The original tokenized model established:
- bit-exact domain tensor paste;
- exact domain-function output for equal ABI inputs;
- same-core generation identity;
- matched-parameter LM parity at the 48M class;
- domain adaptation with fewer trainable parameters than full fine-tuning.
Those results remain valid in their original scope. They do not substitute for the v2 cross-seed or tokenizer-free evidence.
| Historical claim | Result artifact |
|---|---|
| Exact structural paste | results/paste_proof.json |
| Same-core generation/function identity | tests/test_paste_lossless.py |
| 48M matched LM comparison | results/fair_comparison.json |
| Legacy domain adaptation | results/domain_paste_functional.json |
| Not claimed | Reason |
|---|---|
| Universal tokenizer-free superiority | One small local point estimate is insufficient. |
| 25M-1B scaling validation | Those runs have not completed. |
| Arbitrary pretrained-model compatibility | Cores must implement the canonical ABI contract. |
| Exact additive-brick semantic losslessness | Additive outputs still depend on host ABI states and logits. |
| Host-assisted exact PPL equivalence | Current exact mode is deliberately core-independent. |
| Autonomous coding competence | Free-running held-out completion quality is not sufficient. |
| Production mobile performance | Current CPU result is an x86 proxy, not phone/NPU evidence. |
| GPU generation superiority | LayerCake reaches 0.62x BPE in the selected RTX benchmark. |
| Native int8 speedup | Current L5 artifact is quantize/dequantize evidence. |
| Dynamic BLT-quality patching | Current selected model uses fixed patches. |
| Production readiness | Distributed training, serving, and security hardening remain. |
| L7 swarm equivalence | Packet/router interfaces exist, but task evidence is pending. |
| Rolling-training substrate proves scale dominance | It only proves rollbackable training mechanics and auditability. |
| Preview-guided smoke demo proves transformer dominance | It only proves preview artifact generation, syllabus compilation, tiny CPU training, baseline harness execution, and rollback mechanics. |
| Tier-1 smoke dominance proves scale dominance | It is a tiny deterministic methodology gate; Tier 1 local and Tier 2 serious runs are still required. |
The 5.40M patch-core checkpoint confirms that size, throughput, sparse adaptation, cross-size/seed transfer, and int8 bounded transfer continue to work on a larger local model. It does not match the 6.90M BPE baseline's general BPB:
- byte-patch: 2.2612 BPB;
- BPE: 2.0747 BPB.
Those models are historical negative controls. The newer 14.79M architecture reaches 2.0446/2.0457 BPB against the 14.84M BPE baseline at 2.0492. Validation beyond this local 15M-class protocol remains open.
Use:
- bit-exact structural paste;
- canonical ABI;
- bounded cross-seed transfer;
- bounded cross-size transfer;
- small-scale tokenizer-free parity by point estimate;
- portable sparse domain brick;
- cost-adjusted domain adaptation.
- replicated 15M-class mobile CPU win under the frozen local protocol;
- exact portable-domain migration into an independent smaller LayerCake host.

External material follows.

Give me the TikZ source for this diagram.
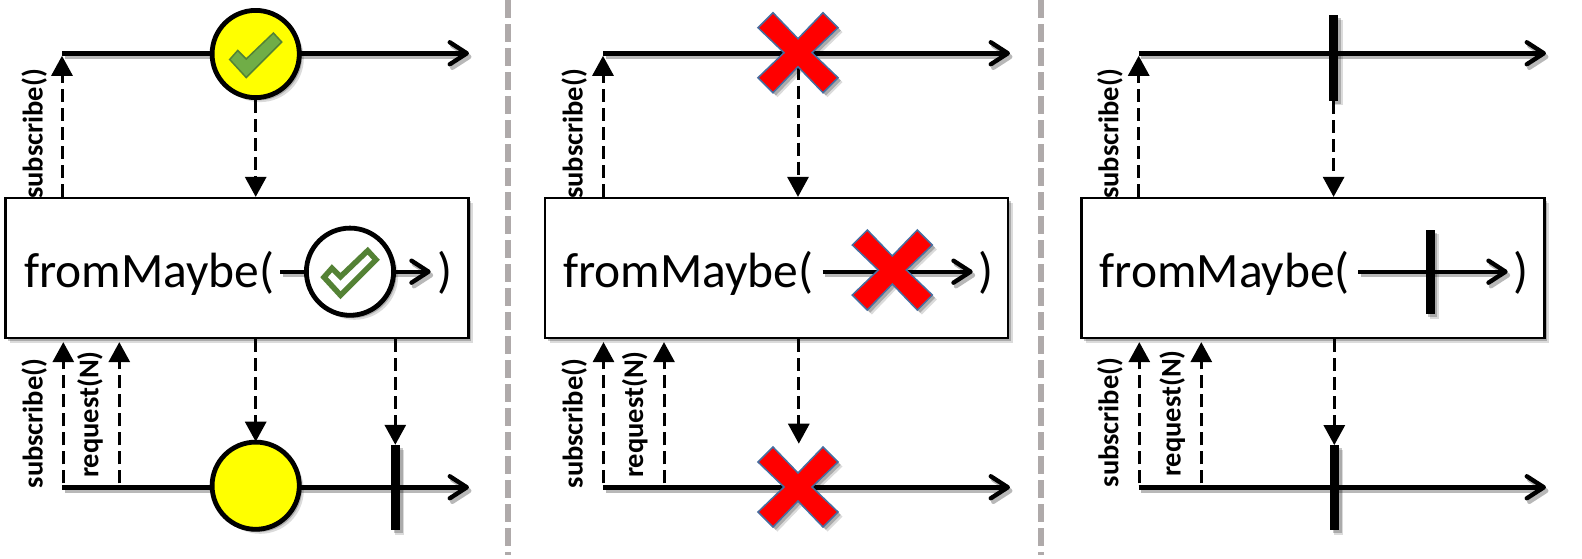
\documentclass[tikz,border=0pt]{standalone}
\usepackage{fontspec}
\setmainfont{Carlito}
\usepackage{tikz}
\usetikzlibrary{positioning}
\usetikzlibrary{calc}
\usetikzlibrary{shadows}
\usetikzlibrary{arrows.meta}
\definecolor{markyellow}{RGB}{255,255,0}
\definecolor{markred}{RGB}{255,0,0}
\definecolor{crossedge}{RGB}{70,110,160}
\definecolor{tickfill}{RGB}{112,173,71}
\definecolor{tickedge}{RGB}{84,130,53}
\definecolor{sepgray}{RGB}{175,170,170}
\tikzset{
  softshadow/.style={drop shadow={shadow xshift=4.5pt,shadow yshift=-4.5pt,opacity=.14,fill=black},drop shadow={shadow xshift=2.8pt,shadow yshift=-2.8pt,opacity=.22,fill=black}},
  linetip/.style={-{Straight Barb[length=17pt,width=22pt,round]}},
  timeline/.style={line width=4.4pt,linetip,preaction={draw=black!28,line width=4.4pt,linetip,transform canvas={xshift=2.5pt,yshift=-3.5pt}}},
  signal/.style={line width=3pt,dash pattern=on 13pt off 6pt,-{Triangle[length=20pt,width=21pt]}},
  opbox/.style={draw,line width=2.2pt,fill=white,minimum width=463pt,minimum height=140pt,inner sep=0pt,softshadow},
  oplabel/.style={font=\fontsize{49.5}{60}\selectfont,inner sep=0pt,anchor=base west},
  callname/.style={font=\bfseries\fontsize{28.5}{32}\selectfont,rotate=90,inner sep=0pt,anchor=base west},
  markcircle/.style={circle,draw,line width=4.8pt,minimum size=87.2pt,inner sep=0pt,softshadow},
  barmark/.style={fill=black,inner sep=0pt,minimum width=9pt,softshadow},
  tickmark/.style={draw=tickedge,line width=1.5pt,fill=tickfill},
  hollowtick/.style={draw=tickedge,line width=5.5pt,fill=white},
  crossmark/.style={draw=crossedge,line width=1.5pt,fill=markred,softshadow},
  sepline/.style={line width=6pt,sepgray,dash pattern=on 18pt off 6pt}
}
% x shape around a named coordinate
\newcommand{\crossat}[1]{
  \draw[crossmark,shift={(#1)}] (-25,-40) -- (0,-14) -- (25,-40) -- (40,-25) -- (14,0) -- (40,25) -- (25,40) -- (0,14)
    -- (-25,40) -- (-40,25) -- (-14,0) -- (-40,-25) -- cycle;
}
% check mark around a named coordinate
\newcommand{\tickat}[2]{
  \draw[#2,shift={(#1)}] (-26,5.5) -- (-9.5,23.5) -- (26,-12) -- (17.7,-21) -- (-9.5,5) -- (-18,-3.5) -- cycle;
}
\begin{document}
\begin{tikzpicture}[x=1pt,y=-1pt]
  \useasboundingbox (0,0) rectangle (1582,558);
  % panel separators
  \coordinate (s1a) at (508,0); \coordinate (s1b) at (508,555);
  \coordinate (s2a) at (1041,0); \coordinate (s2b) at (1041,555);
  \draw[sepline] (s1a) -- (s1b);
  \draw[sepline] (s2a) -- (s2b);

  % left panel
  \coordinate (a0) at (62,53.3); \coordinate (a1) at (469,53.3);
  \coordinate (b0) at (62,487.3); \coordinate (b1) at (469,487.3);
  \coordinate (qa) at (63.3,487.3); \coordinate (qb) at (119.3,487.3);
  \node[callname] (ca1) at (42.7,199) {subscribe()};
  \node[callname] (ca2) at (42.7,488.5) {subscribe()};
  \node[callname] (ca3) at (98.3,478) {request(N)};
  \node[opbox] (boxa) at (236.9,268) {};
  \draw[timeline] (a0) -- (a1);
  \draw[timeline] (b0) -- (b1);
  \node[markcircle,fill=markyellow] (ca) at (255.7,54) {};
  \tickat{ca}{tickmark}
  \node[markcircle,fill=markyellow] (cb) at (255.7,485.7) {};
  \node[barmark,minimum height=85pt] (ba) at (395.3,487.5) {};
  \node[oplabel] (la) at (24,287) {fromMaybe(};
  \coordinate (ia0) at (280,271.7); \coordinate (ia1) at (430.7,271.7);
  \draw[timeline] (ia0) -- (ia1);
  \node[markcircle,fill=white] (cc) at (350,271.7) {};
  \tickat{cc}{hollowtick}
  \node[oplabel] (ra) at (437,287) {)};
  \draw[signal,shorten >=2.5pt] (boxa.north -| a0) -- (a0);
  \draw[signal] (ca.south) -- (boxa.north -| ca);
  \draw[signal,shorten <=4pt,shorten >=3pt] (qa) -- (qa |- boxa.south);
  \draw[signal,shorten <=4pt,shorten >=3pt] (qb) -- (qb |- boxa.south);
  \draw[signal,shorten >=-2pt] (boxa.south -| cb) -- (cb.north);
  \draw[signal] (boxa.south -| ba) -- (ba.north);

  % middle panel
  \coordinate (d0) at (603,53.3); \coordinate (d1) at (1010,53.3);
  \coordinate (e0) at (603,487.3); \coordinate (e1) at (1010,487.3);
  \coordinate (qc) at (603.5,487.3); \coordinate (qd) at (664,487.3);
  \coordinate (xd) at (798,52.7); \coordinate (xe) at (798,487); \coordinate (xf) at (798.8,443.7);
  \node[callname] (cb1) at (582.6,199) {subscribe()};
  \node[callname] (cb2) at (582.6,488.5) {subscribe()};
  \node[callname] (cb3) at (643,478) {request(N)};
  \node[opbox] (boxb) at (776.8,268) {};
  \draw[timeline] (d0) -- (d1);
  \draw[timeline] (e0) -- (e1);
  \draw[signal,shorten <=14pt] (xd) -- (boxb.north -| xd);
  \crossat{xd}
  \crossat{xe}
  \node[oplabel] (lb) at (563,287) {fromMaybe(};
  \coordinate (ib0) at (822.7,271.7); \coordinate (ib1) at (972.7,271.7); \coordinate (xg) at (892.3,270);
  \draw[timeline] (ib0) -- (ib1);
  \crossat{xg}
  \node[oplabel] (rb) at (978,287) {)};
  \draw[signal,shorten >=2.5pt] (boxb.north -| d0) -- (d0);
  \draw[signal,shorten <=4pt,shorten >=3pt] (qc) -- (qc |- boxb.south);
  \draw[signal,shorten <=4pt,shorten >=3pt] (qd) -- (qd |- boxb.south);
  \draw[signal] (boxb.south -| xf) -- (xf);

  % right panel
  \coordinate (g0) at (1138.7,53.3); \coordinate (g1) at (1546,53.3);
  \coordinate (h0) at (1138.7,487.3); \coordinate (h1) at (1546,487.3);
  \coordinate (qe) at (1139.3,487.3); \coordinate (qf) at (1201.3,487.3);
  \node[callname] (cc1) at (1118.3,199) {subscribe()};
  \node[callname] (cc2) at (1118.3,487.5) {subscribe()};
  \node[callname] (cc3) at (1180.7,477) {request(N)};
  \node[opbox] (boxc) at (1312.9,268) {};
  \draw[timeline] (g0) -- (g1);
  \draw[timeline] (h0) -- (h1);
  \node[barmark,minimum height=85.8pt] (bc) at (1333.6,58) {};
  \node[barmark,minimum height=85pt] (bd) at (1334.3,487.8) {};
  \node[oplabel] (lc) at (1099.3,287) {fromMaybe(};
  \coordinate (ic0) at (1358,271.7); \coordinate (ic1) at (1507.7,271.7);
  \draw[timeline] (ic0) -- (ic1);
  \node[barmark,minimum height=84.6pt] (be) at (1430,272) {};
  \node[oplabel] (rc) at (1513,287) {)};
  \draw[signal,shorten >=2.5pt] (boxc.north -| g0) -- (g0);
  \draw[signal] (bc.south) -- (boxc.north -| bc);
  \draw[signal,shorten <=4pt,shorten >=3pt] (qe) -- (qe |- boxc.south);
  \draw[signal,shorten <=4pt,shorten >=3pt] (qf) -- (qf |- boxc.south);
  \draw[signal] (boxc.south -| bd) -- (bd.north);
\end{tikzpicture}
\end{document}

- rollbackable model commits and semantic CI for future architecture experiments.
- preview-guided rolling-training smoke path with tiny LayerCake and tiny byte-transformer comparison harness.
- Tier 0/Tier 1 smoke dominance certificate against a closest matched-parameter tiny byte transformer.
- CPU/mobile-proxy source and receiver dominance under locked 15M/6.8M certificates.
Do not use without larger evidence:
- universal lossless semantic transfer;
- tokenizer-free dominance;
- frontier-model replacement;
- mobile model has the same intelligence as a server model.